After lunch there was the ACL Business Meeting, where some facts about the conference were introduced. At this year’s ACL there were 987 registrations. There is only one researchers from Slovenia, who is ACL member – I suppose this is Tomaž Erjavec or Darja Fišer. After, there were 15 talks about ACL organization, changes, funding, events, similar conferences, journals, etc. The most of the talks were reports or presentations of similar conferences, where also ACL people cooperate – all of them had also been on my personal conference list. For NAACL they exposed the problem of financing and this year they published all talks on the internet (http://techtalks.tv/naacl/2013) for free and replaced USB proceedings with iOS/Android application, which was a good decision. Then there was a report of EMNLP 2013 and an overview of EMNLP 2014 in Quatar. Others that were presented are IJCNLP 2013/2014, EACL 2014, Coling 2014, ACL-IJCNLP 2015 and IOLING (Internation Olympiad for Linguistics for secondary school). If you would like to coorganize or host the ACL 2016, you are invited to contact manning@stanford.edu.
The ACL also controls two journals. The new journal is Transactions of the Association for Computational Linguistics (http://www.transacl.org/), which has a submission deadline on the 1st of every month with a review period of 3 weeks. The paper can be accepted, accepted with changes (author needs to resubmit the paper within two monts), rejected with changes (author has possibility to resubmit after 3 to 6 months) and rejected. The novelty is also that these papers can be presented at NAACL or ACL conferences in the form of Paper, Poster or Talk.
The second journal they own is Computational Linguistics, which is one of the top journals in the field and has also a high SCI impact factor. They said that it takes about 2 months to receive first decision about the submitted paper.

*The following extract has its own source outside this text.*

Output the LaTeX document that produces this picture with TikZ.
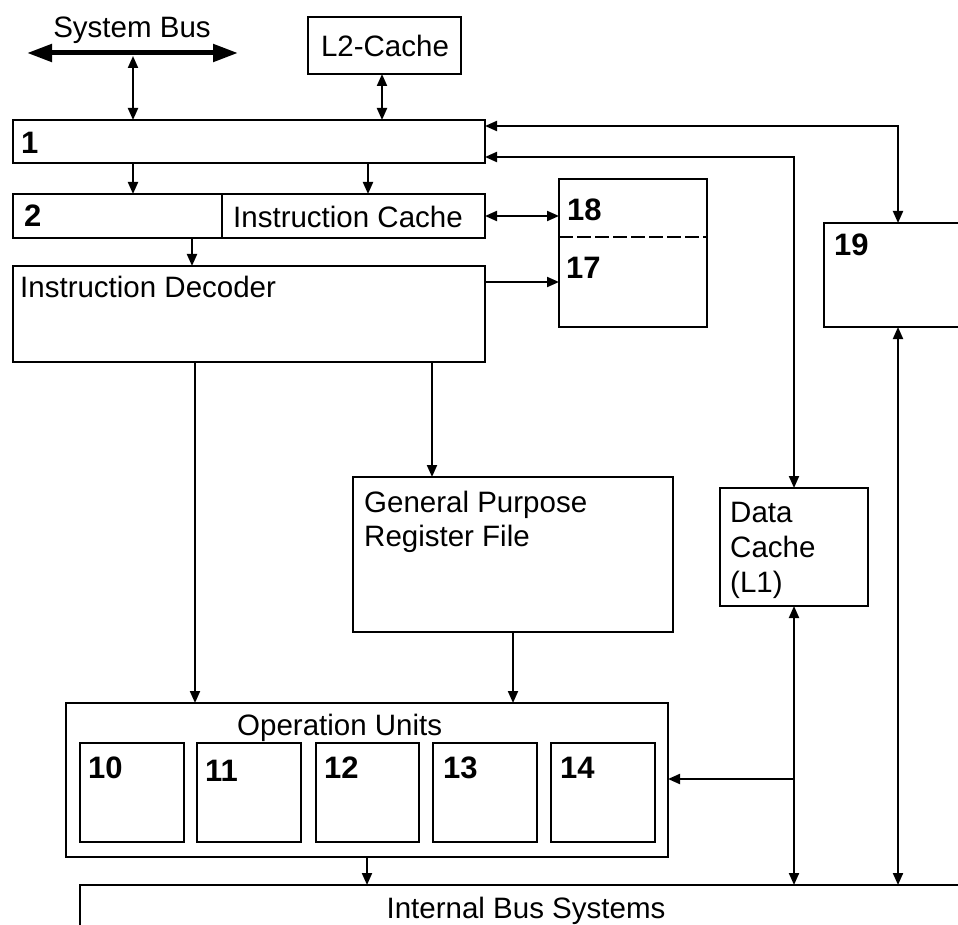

Then I attended Syntactic Patterns versus Word Alignment: Extracting Opinion Targets from Online Reviews by Kang Liu, Liheng Xu and Jun Zhao, Mining Opinion Words and Opinion Targets in a Two-Stage Framework by Liheng Xu, Kang Liu, Siwei Lai, Yubo Chen and Jun Zhao and Connotation Lexicon: A Dash of Sentiment Beneath the Surface Meaning by Song Feng, Jun Seok Kang, Polina Kuznetsova and Yejin Choi
After the afternoon coffee break I attended Recognizing Identical Events with Graph Kernels by Goran Glavaš and Jan Snajder, Automatic Term Ambiguity Detection by Tyler Baldwin, Yunyao Li and Bogdan Alexe
The presentation was given by Ms. Li, who works at Disney. She presented their simple workflow TAD, which is able to determine if a specific word is ambiguous or not. Their major problem is to detect opinion about movies from Twitter. For example, the name Skyfall 007 is not ambiguous because if we search twitter with this query, almost all of the answers will be about the movie. But on the other hand, the title of Brave movie is very ambiguous as lots of results have no connection to the movie, e.g. “He is so brave, that …”.
Towards Accurate Distant Supervision for Relational Facts Extraction by Xingxing Zhang, Jianwen Zhang, Junyu Zeng, Jun Yan, Zheng Chen and Zhifang Sui and Sequence Labeling for Determining Opinions in Online Forums by Kazi Hasan and Vincent Ng
They propose a system for opinion mining and present the problem as a sequence labeling. They try to improve classification of ideological debates. Their baseline systems are (Baseline 1): One classifier per each domain, SVM model, each training instance corresponds to a post, that can be positive or negative, feature types are: Basic – unigrams, Sentiment -dependencies, sentiment word counts, Argument – words in a post, (Baseline 2): They add author constraint to the Baseline 1. Further, they propose a system with two constraints: (1) Ideology Constraint (IC) – applicable for the same author, but for different domains. IC motivation: anti-abortion person is likely to be anti-Obama person. (2) User Interaction Constraint (UC): Regularities between interactions: a sequence of posts for which they use CRFs. They evaluated on 4 datasets: Abortions support, Gay rights, Obama support, Marijuana legalizations, and showed significant improvements over the baseline systems.
After this last session, the Lifetime Achievement Reward was given to Jerry Hobbs, who then had a very interesting talk about history and “future” of NLP. We may have some useful system “in the next 10 years”. With this event, the ACL 2013 finished and now the two days of workshops will begin.
If you do not see the movie, you can download it from http://zitnik.si/temp/acl2013_4.mp4.
For dinner I used Metro (btw., there is really nice and clean Metro in Sofia, uncomparable to some “famous” EU cities) to get to City Center Sofia. There I went to KFC and for a cheeseburger in MacDonald’s. If I define a cheeseburger as a one unit a person can eat and compare prices between Slovenia and Bulgaria, I can conclude that there are no significant differences. In Slovenia, 1 cheeseburger is 1 EUR and in Sofia 1 cheeseburger is 1,99BGN (=cca. 1EUR).